** BEGIN DATASET CONTENT **

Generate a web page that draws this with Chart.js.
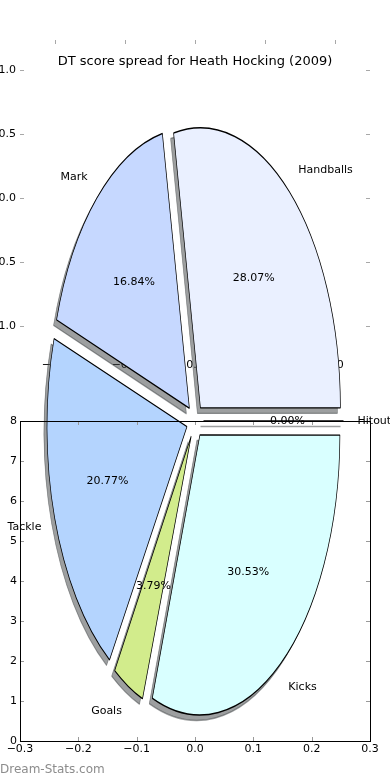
<!DOCTYPE html>
<html>
<head>
<meta charset="utf-8">
<title>DT score spread</title>
<script src="https://cdn.jsdelivr.net/npm/chart.js@4"></script>
<style>
  html, body { margin: 0; padding: 0; background: #fff; }
  #wrap { position: relative; width: 390px; height: 780px; }
  #wrap canvas { position: absolute; left: 0; top: 0; }
</style>
</head>
<body>
<div id="wrap">
  <canvas id="backAxes" width="390" height="780"></canvas>
  <canvas id="pieChart" width="390" height="780"></canvas>
  <canvas id="frontAxes" width="390" height="780"></canvas>
</div>
<script>
// Datos del gráfico (orden horario desde las 3 en punto)
const sliceLabels = ['Hitout', 'Kicks', 'Goals', 'Tackle', 'Mark', 'Handballs'];
const sliceShares = [0.00, 30.53, 3.79, 20.77, 16.84, 28.07];

// Ticks de los dos ejes
const backTicks = [-1.0, -0.5, 0.0, 0.5, 1.0];
const frontXTicks = [-0.3, -0.2, -0.1, 0.0, 0.1, 0.2, 0.3];
const frontYTicks = [0, 1, 2, 3, 4, 5, 6, 7, 8];

const chartTitle = 'DT score spread for Heath Hocking (2009)';
const watermark = 'Dream-Stats.com';

Chart.defaults.font.family = '"DejaVu Sans", sans-serif';
Chart.defaults.animation = false;

const PIE_RADIUS = 140;
const STRETCH = 2.0;
const TICK_LEN = 4;
const SHADOW_COLOR = 'rgba(60, 64, 66, 0.5)';
const SHADOW_DX = -3, SHADOW_DY = 5.5;

function fmt(v, dec) {
    return (v < 0 ? '\u2212' : '') + Math.abs(v).toFixed(dec);
}

// Ejes de fondo (los que quedan tapados por la tarta)
const backAxesLook = {
    id: 'backAxesLook',
    afterDraw(chart) {
        const ctx = chart.ctx;
        const xs = chart.scales.x, ys = chart.scales.y;
        const a = chart.chartArea;
        ctx.save();
        ctx.strokeStyle = '#a8a8a8';
        ctx.lineWidth = 1;
        ctx.beginPath();
        backTicks.forEach(v => {
            const x = Math.round(xs.getPixelForValue(v)) + 0.5;
            ctx.moveTo(x, a.top); ctx.lineTo(x, a.top + TICK_LEN);
            ctx.moveTo(x, a.bottom); ctx.lineTo(x, a.bottom - TICK_LEN);
            const y = Math.round(ys.getPixelForValue(v)) + 0.5;
            ctx.moveTo(a.left, y); ctx.lineTo(a.left + TICK_LEN, y);
            ctx.moveTo(a.right, y); ctx.lineTo(a.right - TICK_LEN, y);
        });
        ctx.stroke();

        ctx.fillStyle = '#000';
        ctx.font = '11px "DejaVu Sans"';
        ctx.textBaseline = 'middle';
        ctx.textAlign = 'center';
        backTicks.forEach(v => {
            ctx.fillText(fmt(v, 1), xs.getPixelForValue(v), a.bottom + 9);
        });
        ctx.textAlign = 'right';
        backTicks.forEach(v => {
            ctx.fillText(fmt(v, 1), a.left - 4, ys.getPixelForValue(v));
        });

        ctx.font = '13px "DejaVu Sans"';
        ctx.textAlign = 'center';
        ctx.textBaseline = 'alphabetic';
        ctx.fillText(chartTitle, (a.left + a.right) / 2, a.top + 25);
        ctx.restore();
    }
};

new Chart(document.getElementById('backAxes'), {
    type: 'scatter',
    data: { datasets: [] },
    options: {
        responsive: false,
        events: [],
        layout: { padding: { left: 20, right: 20, top: 40, bottom: 424 } },
        plugins: { legend: { display: false }, tooltip: { enabled: false } },
        scales: {
            x: { display: false, min: -1.25, max: 1.25 },
            y: { display: false, min: -1.234, max: 1.234 }
        }
    },
    plugins: [backAxesLook]
});

// Borde de un trozo de 0%: solo una línea radial
function zeroSliceEdge(ctx, arc, color) {
    const ang = arc.startAngle;
    const push = (arc.options.offset || 0) / 4;
    ctx.beginPath();
    ctx.moveTo(arc.x + Math.cos(ang) * push, arc.y + Math.sin(ang) * push);
    ctx.lineTo(arc.x + Math.cos(ang) * (push + PIE_RADIUS), arc.y + Math.sin(ang) * (push + PIE_RADIUS));
    ctx.strokeStyle = color;
    ctx.lineWidth = 0.7;
    ctx.stroke();
}

// Tarta estirada en vertical, con sombras y etiquetas
const pieLook = {
    id: 'pieLook',
    beforeDatasetsDraw(chart) {
        const ctx = chart.ctx;
        const arcs = chart.getDatasetMeta(0).data;
        const cx = arcs[0].x, cy = arcs[0].y;
        // quitar el crecimiento radial que Chart.js añade a los trozos pequeños
        arcs.forEach(arc => {
            const push = (arc.options.offset || 0) / 4;
            const fix = 1 - Math.sin(Math.min(Math.PI, arc.circumference || 0));
            arc.outerRadius = PIE_RADIUS - push * fix;
        });
        ctx.save();
        ctx.translate(cx, cy);
        ctx.scale(1, STRETCH);
        ctx.translate(-cx, -cy);

        // sombras: copias grises desplazadas, debajo de todos los trozos
        ctx.save();
        ctx.translate(SHADOW_DX, SHADOW_DY / STRETCH);
        arcs.forEach(arc => {
            if (arc.circumference > 0) {
                const ghost = Object.create(arc);
                ghost.options = Object.assign({}, arc.options, {
                    backgroundColor: SHADOW_COLOR,
                    borderColor: SHADOW_COLOR
                });
                ghost.draw(ctx);
            } else {
                zeroSliceEdge(ctx, arc, SHADOW_COLOR);
            }
        });
        ctx.restore();
    },
    afterDatasetsDraw(chart) {
        const ctx = chart.ctx;
        const arcs = chart.getDatasetMeta(0).data;
        arcs.forEach(arc => {
            if (arc.circumference === 0) zeroSliceEdge(ctx, arc, '#000');
        });
        ctx.restore();

        const total = sliceShares.reduce((s, v) => s + v, 0);
        ctx.save();
        ctx.fillStyle = '#000';
        ctx.font = '11px "DejaVu Sans"';
        ctx.textBaseline = 'middle';
        arcs.forEach((arc, i) => {
            const mid = (arc.startAngle + arc.endAngle) / 2;
            const push = (arc.options.offset || 0) / 4;
            const c = Math.cos(mid), s = Math.sin(mid);
            const at = r => [arc.x + c * (push + r), arc.y + s * (push + r) * STRETCH];
            const [lx, ly] = at(PIE_RADIUS * 1.1);
            ctx.textAlign = c > 0 ? 'left' : 'right';
            ctx.fillText(chart.data.labels[i], lx, ly);
            const [px, py] = at(PIE_RADIUS * 0.6);
            ctx.textAlign = 'center';
            ctx.fillText((sliceShares[i] / total * 100).toFixed(2) + '%', px, py);
        });
        ctx.restore();
    }
};

new Chart(document.getElementById('pieChart'), {
    type: 'pie',
    data: {
        labels: sliceLabels,
        datasets: [{
            data: sliceShares,
            backgroundColor: ['#ffffff', '#d9ffff', '#d2ec8c', '#b4d4fe', '#c6d8ff', '#eaf0ff'],
            borderColor: '#000',
            borderWidth: 0.7,
            offset: 34,
            clip: false
        }]
    },
    options: {
        responsive: false,
        events: [],
        rotation: 90,
        radius: PIE_RADIUS,
        layout: { padding: { left: 0, right: 0, top: 62, bottom: 0 } },
        plugins: { legend: { display: false }, tooltip: { enabled: false } }
    },
    plugins: [pieLook]
});

// Ejes delanteros (marco que se dibuja encima de la tarta)
const frontAxesLook = {
    id: 'frontAxesLook',
    afterDraw(chart) {
        const ctx = chart.ctx;
        const xs = chart.scales.x, ys = chart.scales.y;
        const a = chart.chartArea;
        ctx.save();
        ctx.strokeStyle = '#999';
        ctx.lineWidth = 1;
        ctx.beginPath();
        frontXTicks.forEach(v => {
            const x = Math.round(xs.getPixelForValue(v)) + 0.5;
            ctx.moveTo(x, a.top); ctx.lineTo(x, a.top + TICK_LEN);
            ctx.moveTo(x, a.bottom); ctx.lineTo(x, a.bottom - TICK_LEN);
        });
        frontYTicks.forEach(v => {
            const y = Math.round(ys.getPixelForValue(v)) + 0.5;
            ctx.moveTo(a.left, y); ctx.lineTo(a.left + TICK_LEN, y);
            ctx.moveTo(a.right, y); ctx.lineTo(a.right - TICK_LEN, y);
        });
        ctx.stroke();

        ctx.strokeStyle = '#000';
        ctx.strokeRect(a.left + 0.5, a.top + 0.5, a.right - a.left, a.bottom - a.top);

        ctx.fillStyle = '#000';
        ctx.font = '11px "DejaVu Sans"';
        ctx.textBaseline = 'middle';
        ctx.textAlign = 'center';
        frontXTicks.forEach(v => {
            ctx.fillText(fmt(v, 1), xs.getPixelForValue(v), a.bottom + 8);
        });
        ctx.textAlign = 'right';
        frontYTicks.forEach(v => {
            ctx.fillText(fmt(v, 0), a.left - 3, ys.getPixelForValue(v));
        });

        ctx.fillStyle = '#8c8c8c';
        ctx.font = '12px "DejaVu Sans"';
        ctx.textAlign = 'left';
        ctx.fillText(watermark, 0, 770);
        ctx.restore();
    }
};

new Chart(document.getElementById('frontAxes'), {
    type: 'scatter',
    data: { datasets: [] },
    options: {
        responsive: false,
        events: [],
        layout: { padding: { left: 20, right: 20, top: 421, bottom: 39 } },
        plugins: { legend: { display: false }, tooltip: { enabled: false } },
        scales: {
            x: { display: false, min: -0.3, max: 0.3 },
            y: { display: false, min: 0, max: 8 }
        }
    },
    plugins: [frontAxesLook]
});
</script>
</body>
</html>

** END DATASET CONTENT **

TASK TO COMPLETE - Write out, word for word, the lines from the start of the data through the one holding "const sliceShares = [0.00, 30.53, 3.79, 20.77, 16.84, 28.07];". Omit pictures.

RESPONSE FOR THIS EXERCISE -
Generate a web page that draws this with Chart.js.
<!DOCTYPE html>
<html>
<head>
<meta charset="utf-8">
<title>DT score spread</title>
<script src="https://cdn.jsdelivr.net/npm/chart.js@4"></script>
<style>
  html, body { margin: 0; padding: 0; background: #fff; }
  #wrap { position: relative; width: 390px; height: 780px; }
  #wrap canvas { position: absolute; left: 0; top: 0; }
</style>
</head>
<body>
<div id="wrap">
  <canvas id="backAxes" width="390" height="780"></canvas>
  <canvas id="pieChart" width="390" height="780"></canvas>
  <canvas id="frontAxes" width="390" height="780"></canvas>
</div>
<script>
// Datos del gráfico (orden horario desde las 3 en punto)
const sliceLabels = ['Hitout', 'Kicks', 'Goals', 'Tackle', 'Mark', 'Handballs'];
const sliceShares = [0.00, 30.53, 3.79, 20.77, 16.84, 28.07];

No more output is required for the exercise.